What is to be transcribed is the run of lines opening with the one that has "The picture is" and closing with the one that has "0.603, 0.765, 0.621]", and only that run, exactly.

+++ SOURCE EXCERPT +++

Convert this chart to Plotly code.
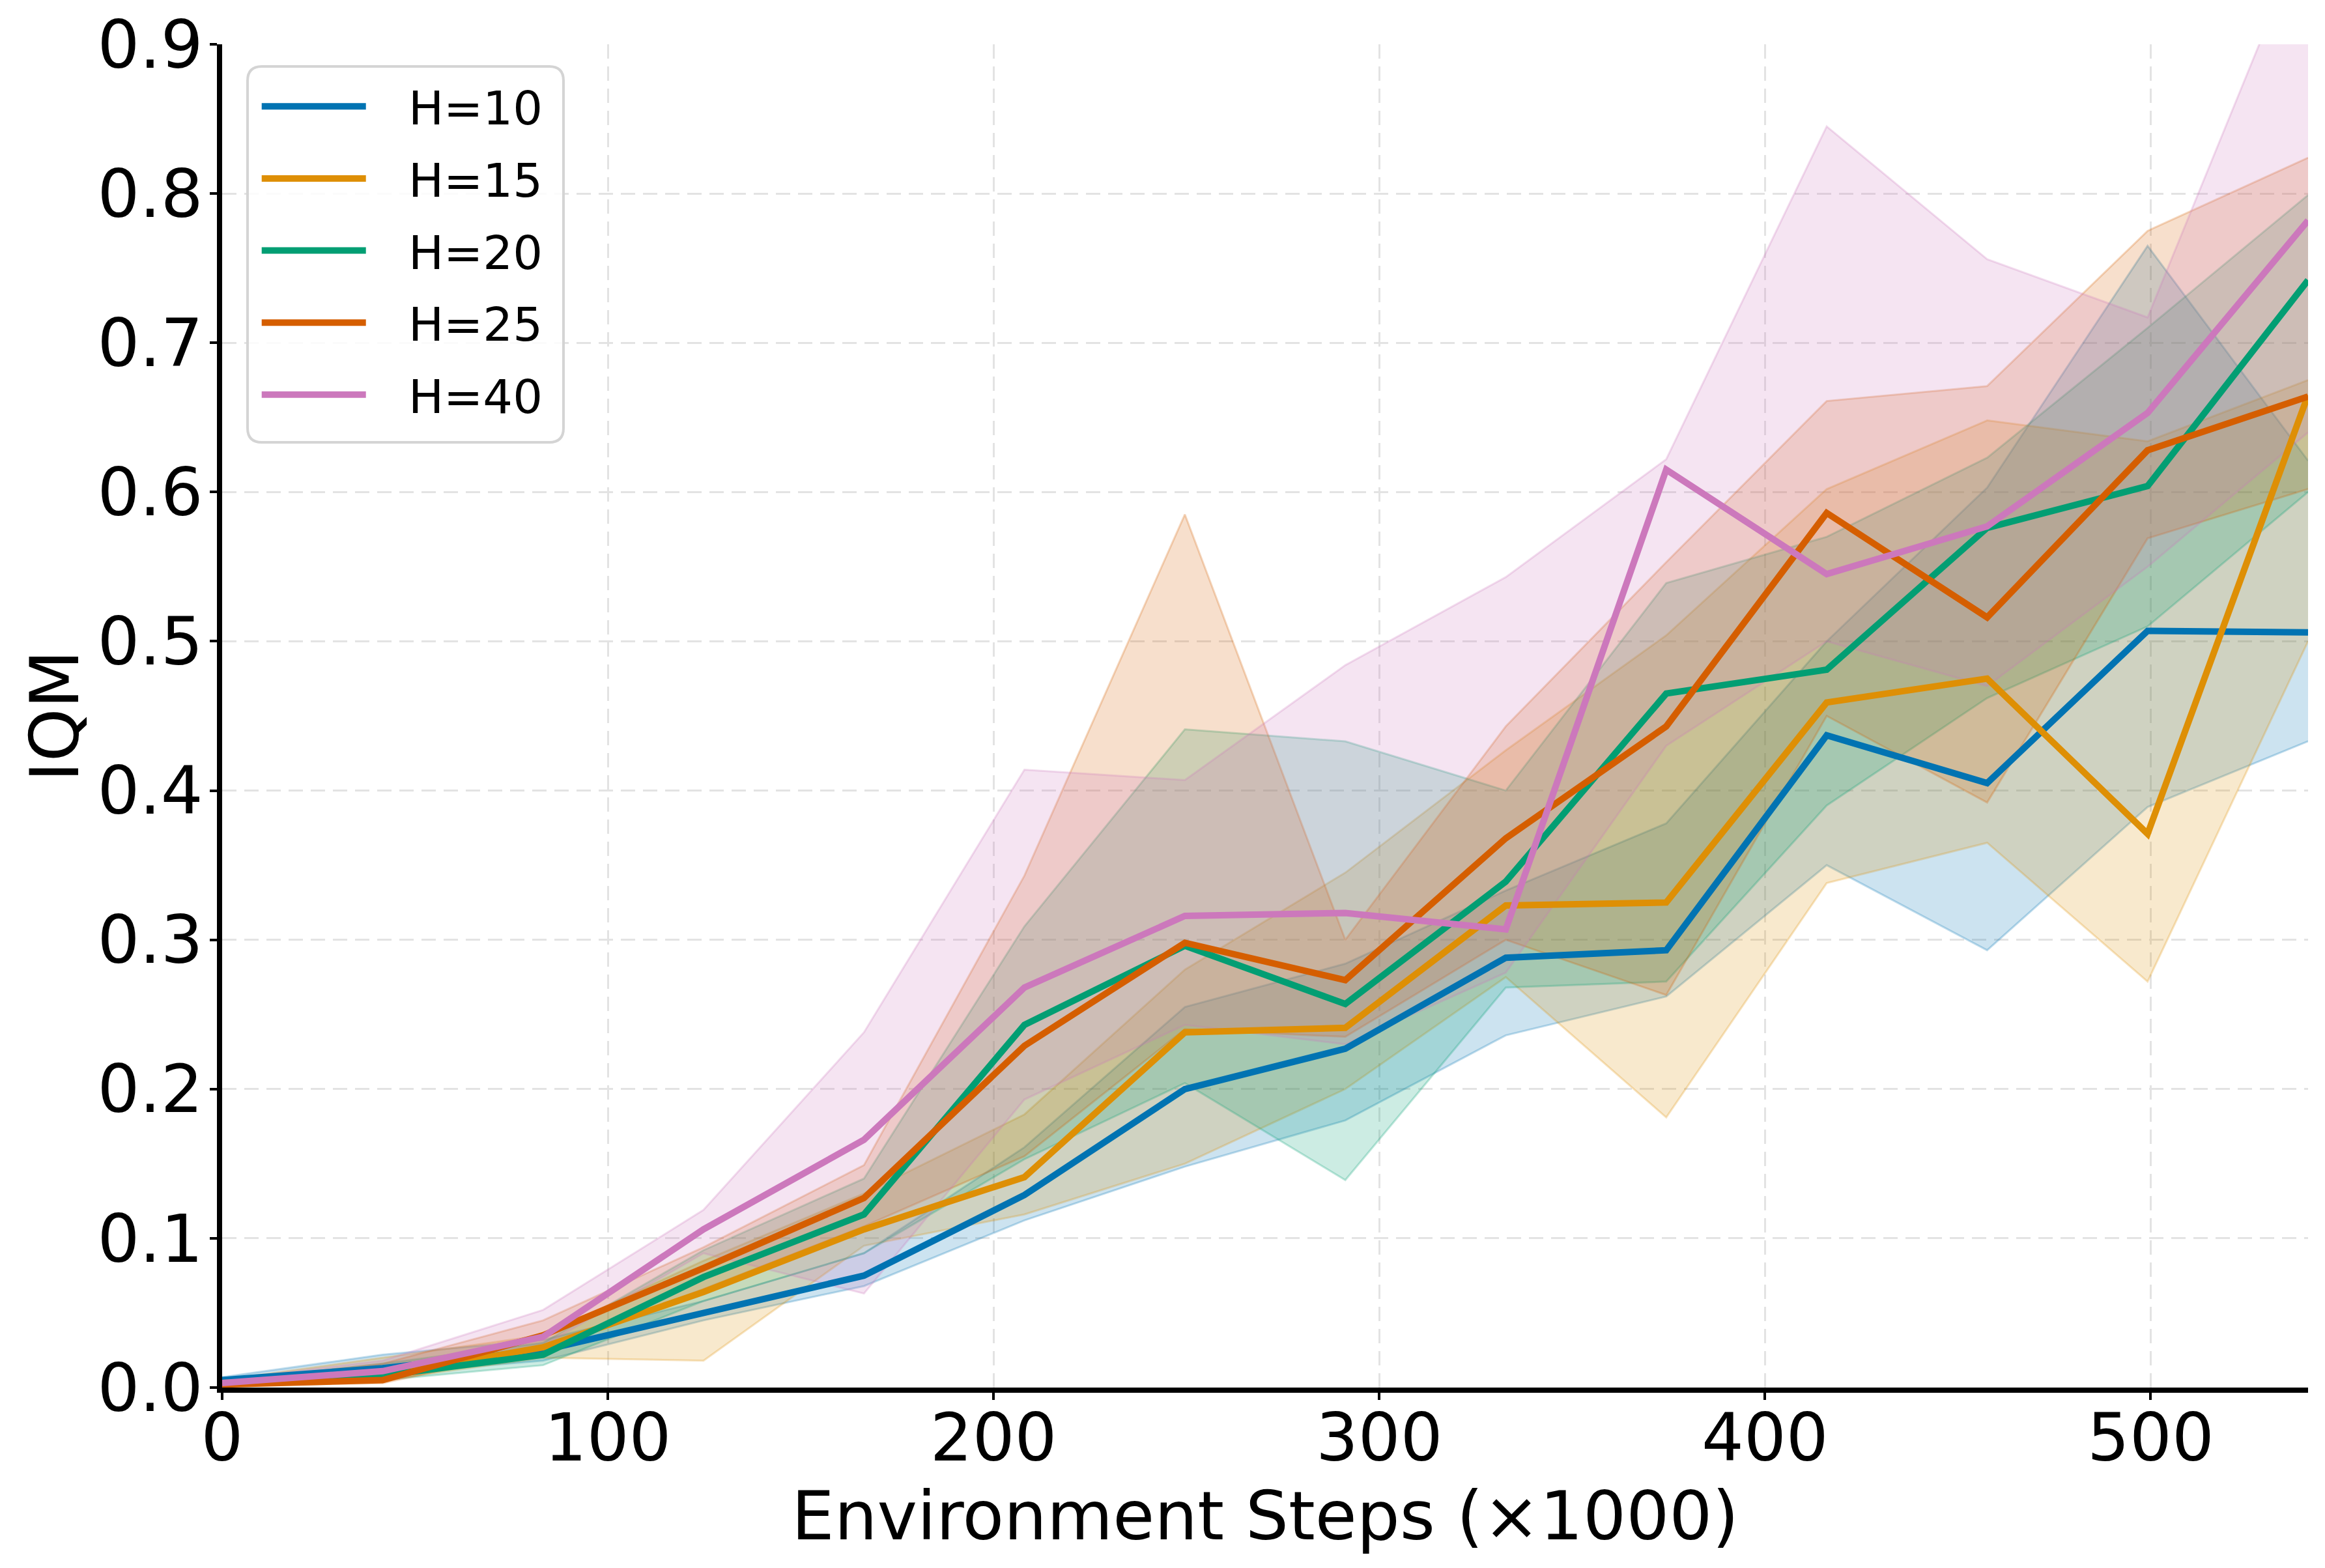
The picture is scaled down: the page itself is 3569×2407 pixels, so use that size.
import plotly.graph_objects as go

# ---- data ----
x_steps = [0, 41.6, 83.2, 124.8, 166.4, 208.0, 249.6, 291.2, 332.8, 374.4, 416.0, 457.6, 499.2, 540.8]

h10_mean = [0.005, 0.013, 0.025, 0.050, 0.075, 0.129, 0.200, 0.227, 0.288, 0.293, 0.437, 0.405, 0.507, 0.506]
h10_low  = [0.003, 0.009, 0.018, 0.045, 0.068, 0.112, 0.148, 0.179, 0.236, 0.262, 0.350, 0.293, 0.389, 0.433]
h10_high = [0.007, 0.022, 0.032, 0.058, 0.090, 0.161, 0.255, 0.284, 0.333, 0.378, 0.500, 0.603, 0.765, 0.621]

h15_mean = [0.003, 0.008, 0.027, 0.064, 0.106, 0.141, 0.238, 0.241, 0.323, 0.325, 0.459, 0.475, 0.371, 0.665]
h15_low  = [0.002, 0.005, 0.020, 0.018, 0.095, 0.116, 0.150, 0.200, 0.275, 0.181, 0.338, 0.365, 0.272, 0.500]
h15_high = [0.005, 0.020, 0.035, 0.085, 0.130, 0.183, 0.280, 0.345, 0.427, 0.504, 0.602, 0.648, 0.634, 0.675]

h20_mean = [0.003, 0.008, 0.022, 0.074, 0.116, 0.243, 0.296, 0.257, 0.339, 0.465, 0.481, 0.576, 0.604, 0.742]
h20_low  = [0.002, 0.005, 0.015, 0.058, 0.090, 0.153, 0.204, 0.139, 0.268, 0.272, 0.390, 0.462, 0.510, 0.600]
h20_high = [0.004, 0.016, 0.030, 0.092, 0.140, 0.309, 0.441, 0.433, 0.400, 0.539, 0.570, 0.623, 0.710, 0.799]

h25_mean = [0.002, 0.005, 0.035, 0.080, 0.127, 0.229, 0.298, 0.273, 0.368, 0.443, 0.586, 0.516, 0.628, 0.664]
h25_low  = [0.001, 0.003, 0.026, 0.066, 0.108, 0.155, 0.240, 0.235, 0.300, 0.263, 0.450, 0.392, 0.569, 0.602]
h25_high = [0.004, 0.016, 0.045, 0.094, 0.149, 0.343, 0.585, 0.300, 0.443, 0.553, 0.661, 0.671, 0.775, 0.824]

h40_mean = [0.003, 0.011, 0.034, 0.106, 0.166, 0.268, 0.316, 0.318, 0.307, 0.615, 0.545, 0.577, 0.653, 0.782]
h40_low  = [0.001, 0.006, 0.028, 0.090, 0.063, 0.193, 0.243, 0.230, 0.278, 0.430, 0.500, 0.470, 0.550, 0.640]
h40_high = [0.005, 0.018, 0.052, 0.119, 0.238, 0.414, 0.407, 0.484, 0.543, 0.622, 0.845, 0.756, 0.717, 0.980]

labels = ["H=10", "H=15", "H=20", "H=25", "H=40"]
colors = ["#0173B2", "#DE8F05", "#029E73", "#D55E00", "#CC78BC"]
means = [h10_mean, h15_mean, h20_mean, h25_mean, h40_mean]
lows = [h10_low, h15_low, h20_low, h25_low, h40_low]
highs = [h10_high, h15_high, h20_high, h25_high, h40_high]

x_ticks = [0, 100, 200, 300, 400, 500]
y_ticks = [0.0, 0.1, 0.2, 0.3, 0.4, 0.5, 0.6, 0.7, 0.8, 0.9]


def rgba(hex_color, a):
    h = hex_color.lstrip("#")
    r, g, b = int(h[0:2], 16), int(h[2:4], 16), int(h[4:6], 16)
    return f"rgba({r},{g},{b},{a})"


fig = go.Figure()

# bands
for lab, col, lo, hi in zip(labels, colors, lows, highs):
    fig.add_trace(go.Scatter(
        x=x_steps, y=lo, mode="lines",
        line=dict(color=rgba(col, 0.25), width=3),
        showlegend=False, hoverinfo="skip", legendgroup=lab))
    fig.add_trace(go.Scatter(
        x=x_steps, y=hi, mode="lines", fill="tonexty",
        fillcolor=rgba(col, 0.2),
        line=dict(color=rgba(col, 0.25), width=3),
        showlegend=False, hoverinfo="skip", legendgroup=lab))

# mean lines
for lab, col, m in zip(labels, colors, means):
    fig.add_trace(go.Scatter(
        x=x_steps, y=m, mode="lines", name="\u2007\u2009" + lab,
        line=dict(color=col, width=10), legendgroup=lab))

tick_font = dict(family="DejaVu Sans", size=102, color="black")
title_font = dict(family="DejaVu Sans", size=104, color="black")

# page has an 8px body margin; plot area target (page px): x 341..3543, y 68..2130
W, H = 3561, 2399
L, R, T, B = 333, 26, 60, 277
pw, ph = W - L - R, H - T - B
px0, py0 = 8 + L, 8 + T


def paper_x(p):
    return (p - px0) / pw


def paper_y(p):
    return 1 - (p - py0) / ph


x0, x1 = paper_x(380), paper_x(865)
y1, y0 = paper_y(102), paper_y(679)
rx, ry = 22 / pw, 22 / ph
frame_path = (
    f"M {x0+rx},{y0} L {x1-rx},{y0} Q {x1},{y0} {x1},{y0+ry} "
    f"L {x1},{y1-ry} Q {x1},{y1} {x1-rx},{y1} "
    f"L {x0+rx},{y1} Q {x0},{y1} {x0},{y1-ry} "
    f"L {x0},{y0+ry} Q {x0},{y0} {x0+rx},{y0} Z"
)

fig.update_layout(
    width=W, height=H,
    paper_bgcolor="white", plot_bgcolor="white",
    margin=dict(l=L, r=R, t=T, b=B, autoexpand=False),
    font=dict(family="DejaVu Sans", color="black"),
    showlegend=True,
    shapes=[dict(type="path", xref="paper", yref="paper", path=frame_path,
                 fillcolor="rgba(255,255,255,0.85)",
                 line=dict(color="#d4d4d4", width=4), layer="above")],
    annotations=[dict(text="IQM", xref="paper", yref="paper",
                      x=paper_x(84), y=0.5, xanchor="center", yanchor="middle",
                      textangle=-90, showarrow=False, font=title_font)],
    legend=dict(
        x=0.0174, y=0.9796, xanchor="left", yanchor="top",
        bgcolor="rgba(0,0,0,0)", borderwidth=0,
        font=dict(family="DejaVu Sans", size=72, color="black"),
        itemwidth=160, tracegroupgap=14,
    ),
    xaxis=dict(
        range=[0, 540.8], tickvals=x_ticks, ticktext=[str(v) for v in x_ticks],
        showline=True, linecolor="black", linewidth=8,
        ticks="outside", ticklen=11, tickwidth=4, tickcolor="black",
        tickfont=tick_font, ticklabelstandoff=-29, ticklabeloverflow="allow",
        automargin=False,
        showgrid=True, gridcolor="#e3e3e3", gridwidth=3, griddash="22px,12px",
        zeroline=False,
        title=dict(text="Environment Steps (×1000)", font=title_font, standoff=16),
    ),
    yaxis=dict(
        range=[0, 0.9], tickvals=y_ticks, ticktext=[f"{v:.1f}" for v in y_ticks],
        showline=True, linecolor="black", linewidth=8,
        ticks="outside", ticklen=11, tickwidth=4, tickcolor="black",
        tickfont=tick_font, ticklabelstandoff=-10, ticklabeloverflow="allow",
        automargin=False,
        showgrid=True, gridcolor="#e3e3e3", gridwidth=3, griddash="22px,12px",
        zeroline=False,
    ),
)

fig.write_html("out.html")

+++

RESULT BELOW:
The picture is scaled down: the page itself is 3569×2407 pixels, so use that size.
import plotly.graph_objects as go

# ---- data ----
x_steps = [0, 41.6, 83.2, 124.8, 166.4, 208.0, 249.6, 291.2, 332.8, 374.4, 416.0, 457.6, 499.2, 540.8]

h10_mean = [0.005, 0.013, 0.025, 0.050, 0.075, 0.129, 0.200, 0.227, 0.288, 0.293, 0.437, 0.405, 0.507, 0.506]
h10_low  = [0.003, 0.009, 0.018, 0.045, 0.068, 0.112, 0.148, 0.179, 0.236, 0.262, 0.350, 0.293, 0.389, 0.433]
h10_high = [0.007, 0.022, 0.032, 0.058, 0.090, 0.161, 0.255, 0.284, 0.333, 0.378, 0.500, 0.603, 0.765, 0.621]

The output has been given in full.